You should also be ready to discuss how you plan to support yourself financially, whether you already own or intend to buy real estate, and whether any documents will need to come from the United States, Canada, or another country. If you have prior immigration filings, corporate records, or family status changes, those may also be relevant.
A lawyer cannot responsibly assess a residency strategy without the full picture. The more candid and organized the initial discussion is, the easier it becomes to identify the correct path and the likely pressure points.
The Value of a Protective Legal Approach
Foreign nationals are often introduced to Costa Rica through real estate agents, developers, relocation consultants, or informal networks. Those contacts can be useful, but their priorities are not always the same as yours. A residency application should be handled with your legal interests at the center, not treated as an accessory to a sale or a move.
A protective legal approach means independent analysis, clear explanation of procedural requirements, and attention to how one decision affects another.
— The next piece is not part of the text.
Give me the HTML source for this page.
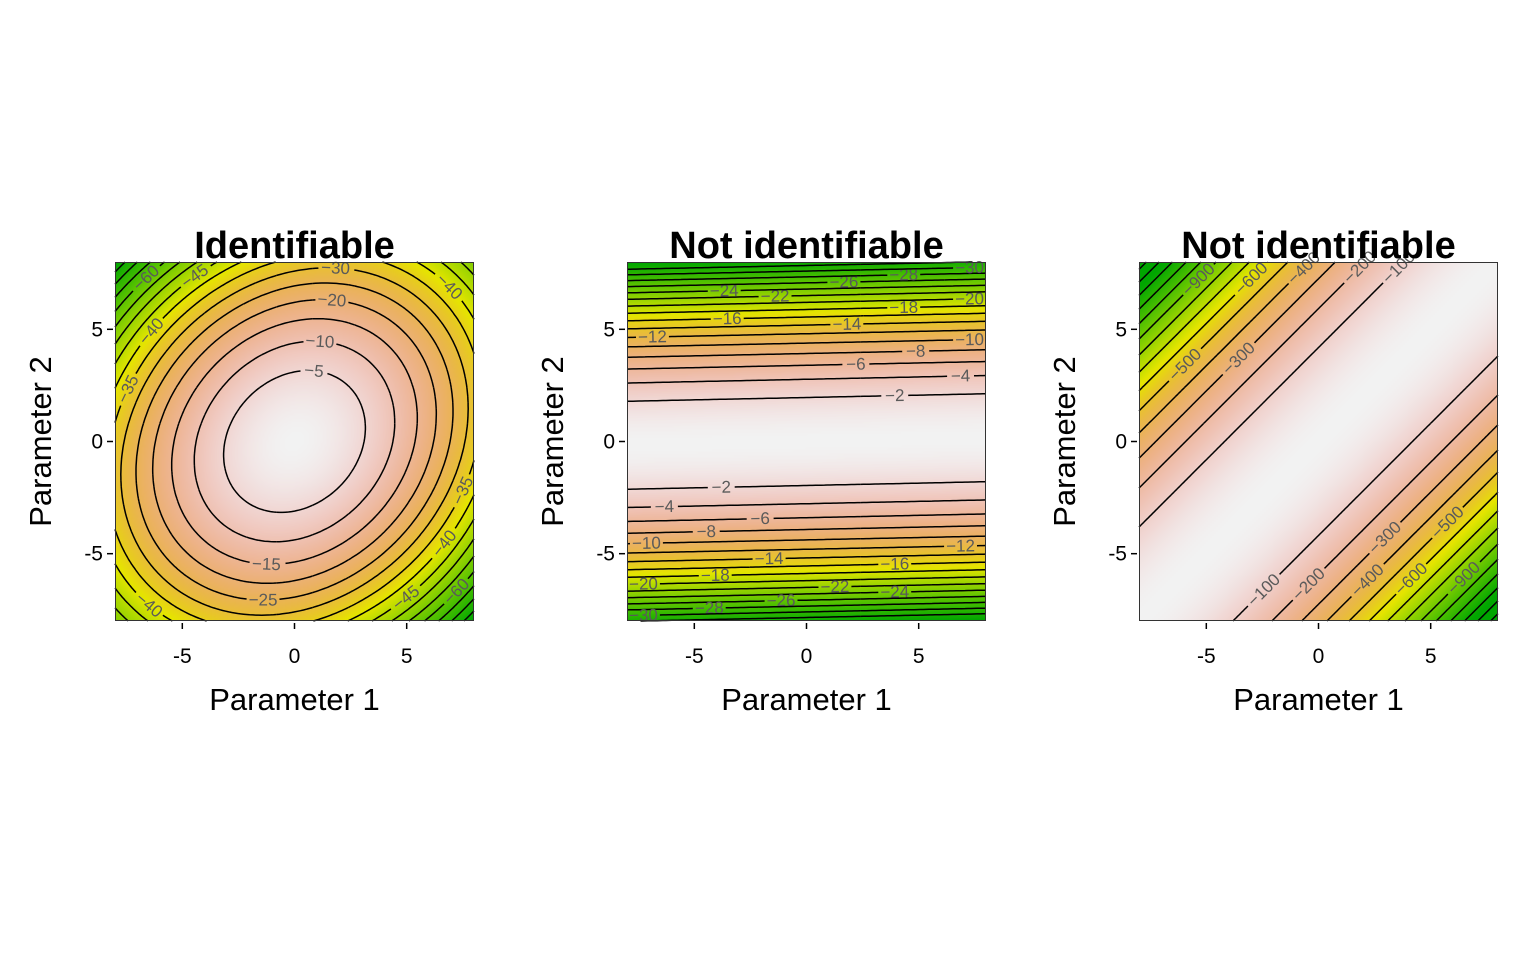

It also means recognizing when a client needs broader planning rather than a narrow filing service. In a jurisdiction where immigration, property, business, and succession issues can overlap, that distinction matters.
This is one reason many international clients prefer a firm that handles residency alongside real estate, corporate structuring, notarial work, and cross-border planning. American Law Partners, for example, is built around that kind of integrated representation for foreign clients who want legal clarity in Costa Rica rather than isolated document processing.
Residency Planning Should Match Your Long-Term Goals
Some clients want residency because they are retiring and want legal stability. Others are buying a second home and want greater continuity in Costa Rica. Others are entrepreneurs or investors who need a structure that supports active operations. Each case calls for a different conversation.
That is why the best residency planning is not formulaic. It weighs legal eligibility, document logistics, family considerations, asset protection concerns, and future administrative demands. A lawyer should help you see not only what can be filed now, but what the filing may mean for your next year, your next transaction, and your longer-term presence in Costa Rica.
If you are serious about building a life, protecting investments, or structuring your affairs properly in Costa Rica, residency deserves the same level of legal attention as any other major cross-border decision. The right guidance brings more than convenience. It brings clarity at a stage where clarity has real value.